Paul Graham on Lisp machines:

What made me switch was that Lisp machines (both Symbolics and LMI) were so gratuitously, baroquely complex. The manuals filled a whole shelf. Each component of the software was written as if it had to have every possible feature. The hackers who wrote it were the smartest and most energetic around. But there was no Steve Jobs to tell them “No, this is too complex.” So the guy in charge of writing the pretty-printer, for example, would decide. “This is going to be the most powerful pretty-printer ever written. It’s going to be able to do everything!”

Unfortunately this complexity persists in Common Lisp, which was pretty much copied directly from ZetaLisp. In fact, both of the worst flaws in CL are due to its origins on Lisp machines: both its complexity and the way it’s cut off from the OS.

Indeed, this is one of the reasons why Common Lisp is much less appealing to me than Scheme. I mean, I love the idea of a Lisp machine. I loved reading the old Zetalisp manuals (long after they were relevant — I wasn’t around back then). But I don’t love Common Lisp, for several reasons, and one of them is that has accumulated too many features. (There are other reasons, but that’s something for a separate post.

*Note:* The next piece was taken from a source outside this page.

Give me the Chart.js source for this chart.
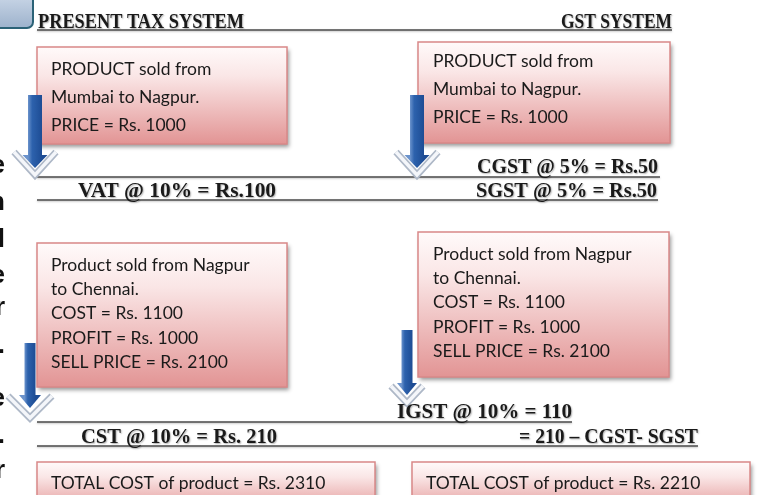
<!DOCTYPE html>
<html>
<head>
<meta charset="utf-8">
<script src="https://cdn.jsdelivr.net/npm/chart.js@4/dist/chart.umd.min.js"></script>
<style>
  html, body { margin: 0; padding: 0; background: #fff; overflow: hidden; }
  canvas { display: block; }
</style>
</head>
<body>
<canvas id="diagram" width="758" height="495"></canvas>
<script>
// Present tax vs GST — worked example, drawn on a blank Chart.js scatter canvas

// ---- content ----
const headings = ['PRESENT TAX SYSTEM', 'GST SYSTEM'];
const firstSale = ['PRODUCT sold from', 'Mumbai to Nagpur.', 'PRICE = Rs. 1000'];
const secondSale = ['Product sold from Nagpur', 'to Chennai.', 'COST = Rs. 1100', 'PROFIT = Rs. 1000', 'SELL PRICE = Rs. 2100'];
const presentTaxes = ['VAT @ 10% = Rs.100', 'CST @ 10% = Rs. 210'];
const gstTaxes = ['CGST @ 5% = Rs.50', 'SGST @ 5% = Rs.50', 'IGST @ 10% = 110', '= 210 \u2013 CGST- SGST'];
const totals = ['TOTAL COST of product = Rs. 2310', 'TOTAL COST of product = Rs. 2210'];
const edgeLetters = ['e', 'n', 'l', 'e', 'r', '.', 'e', '.', 'r'];

// ---- layout (in scale units, 0..758 by 0..495) ----
const boxLayout = [
    { lines: firstSale,  x: 37,  y: 47,  w: 250, h: 97,  tx: 51,  base: [75, 103, 131] },
    { lines: firstSale,  x: 418, y: 42,  w: 252, h: 101, tx: 433, base: [67, 95, 123] },
    { lines: secondSale, x: 37,  y: 243, w: 250, h: 144, tx: 51,  base: [271, 295, 319, 344, 368] },
    { lines: secondSale, x: 418, y: 232, w: 251, h: 145, tx: 433, base: [260, 284, 308, 333, 357] },
    { lines: [totals[0]], x: 37,  y: 462, w: 338, h: 50, tx: 51,  base: [489] },
    { lines: [totals[1]], x: 412, y: 462, w: 338, h: 50, tx: 426, base: [489] }
];

const ruleLayout = [
    { y: 30,  x0: 37, x1: 672 },
    { y: 177, x0: 37, x1: 660 },
    { y: 200, x0: 37, x1: 658 },
    { y: 422, x0: 37, x1: 572 },
    { y: 446, x0: 37, x1: 698 }
];

// serif labels: anchor x, baseline, target width, alignment
const labelLayout = [
    { text: headings[0],     x: 38,  y: 28,  w: 206, align: 'left' },
    { text: headings[1],     x: 672, y: 28,  w: 111, align: 'right' },
    { text: presentTaxes[0], x: 78,  y: 197, w: 198, align: 'left' },
    { text: gstTaxes[0],     x: 658, y: 173, w: 181, align: 'right' },
    { text: gstTaxes[1],     x: 657, y: 197, w: 181, align: 'right' },
    { text: gstTaxes[2],     x: 397, y: 418, w: 175, align: 'left' },
    { text: presentTaxes[1], x: 81,  y: 443, w: 196, align: 'left' },
    { text: gstTaxes[3],     x: 698, y: 443, w: 179, align: 'right' }
];

const arrowLayout = [
    { cx: 35,  sw: 7,   hw: 12.5, top: 95,  headY: 155, tip: 168, arm: 21, armY0: 152, armY1: 175 },
    { cx: 417, sw: 7,   hw: 12.5, top: 95,  headY: 155, tip: 168, arm: 21, armY0: 152, armY1: 175 },
    { cx: 30,  sw: 5.5, hw: 11,   top: 343, headY: 395, tip: 408, arm: 22, armY0: 396, armY1: 418 },
    { cx: 407, sw: 5.5, hw: 10,   top: 330, headY: 383, tip: 395, arm: 16, armY0: 386, armY1: 403 }
];

const edgeBaselines = [173, 210, 247, 283, 315, 353, 406, 443, 478];

const SANS = '17.5px Lato, "Open Sans", sans-serif';
const SERIF = 'bold 21px "Liberation Serif", "DejaVu Serif", serif';

const diagramPlugin = {
    id: 'taxDiagram',
    afterDraw(chart) {
        const ctx = chart.ctx;
        const X = v => chart.scales.x.getPixelForValue(v);
        const Y = v => chart.scales.y.getPixelForValue(v);

        // corner tab
        ctx.save();
        const tg = ctx.createLinearGradient(0, Y(0), 0, Y(28));
        tg.addColorStop(0, '#c3d1e3');
        tg.addColorStop(1, '#9db2cc');
        ctx.fillStyle = tg;
        ctx.strokeStyle = '#2b6277';
        ctx.lineWidth = 2;
        ctx.beginPath();
        ctx.roundRect(X(-10), Y(-10), X(33) - X(-10), Y(28) - Y(-10), 6);
        ctx.fill();
        ctx.stroke();
        ctx.restore();

        // cut-off slide letters on the left edge
        ctx.save();
        ctx.fillStyle = '#111';
        ctx.font = 'bold 26px "Liberation Sans", Arial, sans-serif';
        ctx.textAlign = 'right';
        edgeLetters.forEach((ch, i) => ctx.fillText(ch, X(5), Y(edgeBaselines[i])));
        ctx.restore();

        // horizontal rules
        ruleLayout.forEach(r => {
            ctx.save();
            ctx.strokeStyle = '#4a4a4a';
            ctx.lineWidth = 1.6;
            ctx.shadowColor = 'rgba(0,0,0,0.25)';
            ctx.shadowBlur = 2;
            ctx.shadowOffsetY = 1;
            ctx.beginPath();
            ctx.moveTo(X(r.x0), Y(r.y));
            ctx.lineTo(X(r.x1), Y(r.y));
            ctx.stroke();
            ctx.restore();
        });

        // pink boxes
        boxLayout.forEach(b => {
            const x = X(b.x), y = Y(b.y), w = X(b.x + b.w) - x, h = Y(b.y + b.h) - y;
            ctx.save();
            ctx.shadowColor = 'rgba(0,0,0,0.4)';
            ctx.shadowBlur = 4;
            ctx.shadowOffsetX = 2;
            ctx.shadowOffsetY = 3;
            const g = ctx.createLinearGradient(0, y, 0, y + h);
            g.addColorStop(0, '#fffafa');
            g.addColorStop(0.3, '#fae6e6');
            g.addColorStop(1, '#e29494');
            ctx.fillStyle = g;
            ctx.fillRect(x, y, w, h);
            ctx.restore();
            ctx.save();
            ctx.strokeStyle = '#d98888';
            ctx.lineWidth = 1.5;
            ctx.strokeRect(x, y, w, h);
            ctx.fillStyle = '#1a1a1a';
            ctx.font = SANS;
            b.lines.forEach((t, i) => ctx.fillText(t, X(b.tx), Y(b.base[i])));
            ctx.restore();
        });

        // arrows
        arrowLayout.forEach(a => {
            const cx = X(a.cx);
            ctx.save();
            // pale chevron behind the head
            ctx.lineJoin = 'miter';
            ctx.strokeStyle = '#aeb8c7';
            ctx.lineWidth = 7;
            ctx.beginPath();
            ctx.moveTo(X(a.cx - a.arm), Y(a.armY0));
            ctx.lineTo(cx, Y(a.armY1));
            ctx.lineTo(X(a.cx + a.arm), Y(a.armY0));
            ctx.stroke();
            ctx.strokeStyle = '#f4f6fa';
            ctx.lineWidth = 3.5;
            ctx.stroke();
            // blue shaft and head
            const bg = ctx.createLinearGradient(X(a.cx - a.sw), 0, X(a.cx + a.sw), 0);
            bg.addColorStop(0, '#6b93cc');
            bg.addColorStop(0.3, '#2d62ad');
            bg.addColorStop(1, '#1d4c94');
            ctx.fillStyle = bg;
            ctx.fillRect(X(a.cx - a.sw), Y(a.top), X(a.cx + a.sw) - X(a.cx - a.sw), Y(a.headY) - Y(a.top));
            ctx.beginPath();
            ctx.moveTo(X(a.cx - a.hw), Y(a.headY));
            ctx.lineTo(X(a.cx + a.hw), Y(a.headY));
            ctx.lineTo(cx, Y(a.tip));
            ctx.closePath();
            ctx.fill();
            ctx.restore();
        });

        // bold serif tax labels, fitted to their measured widths
        labelLayout.forEach(l => {
            ctx.save();
            ctx.font = SERIF;
            ctx.fillStyle = '#1a1a1a';
            ctx.shadowColor = 'rgba(0,0,0,0.3)';
            ctx.shadowBlur = 1.5;
            ctx.shadowOffsetX = 1;
            ctx.shadowOffsetY = 1;
            const mw = ctx.measureText(l.text).width;
            const sx = l.w / mw;
            const left = l.align === 'right' ? X(l.x) - l.w : X(l.x);
            ctx.translate(left, Y(l.y));
            ctx.scale(sx, 1);
            ctx.fillText(l.text, 0, 0);
            ctx.restore();
        });
    }
};

new Chart(document.getElementById('diagram'), {
    type: 'scatter',
    data: { datasets: [{ data: [], pointRadius: 0 }] },
    options: {
        responsive: false,
        animation: false,
        devicePixelRatio: 1,
        layout: { padding: 0 },
        plugins: { legend: { display: false }, tooltip: { enabled: false } },
        scales: {
            x: { type: 'linear', min: 0, max: 758, display: false },
            y: { type: 'linear', min: 0, max: 495, reverse: true, display: false }
        }
    },
    plugins: [diagramPlugin]
});
</script>
</body>
</html>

So are my reasons for choosing Scheme, and choosing Chicken specifically.)

Having many features doesn’t make something a bad language, but it’s the “everything and the kitchen sink” mentality that turns me off. It reminds me of languages like Perl, or Ada. :-/ It’s just not something I am looking for right now.

(It’s an odd comment coming from PG though, considering he has written books about Common Lisp… but maybe this is one of the reasons he decided to start writing Arc.)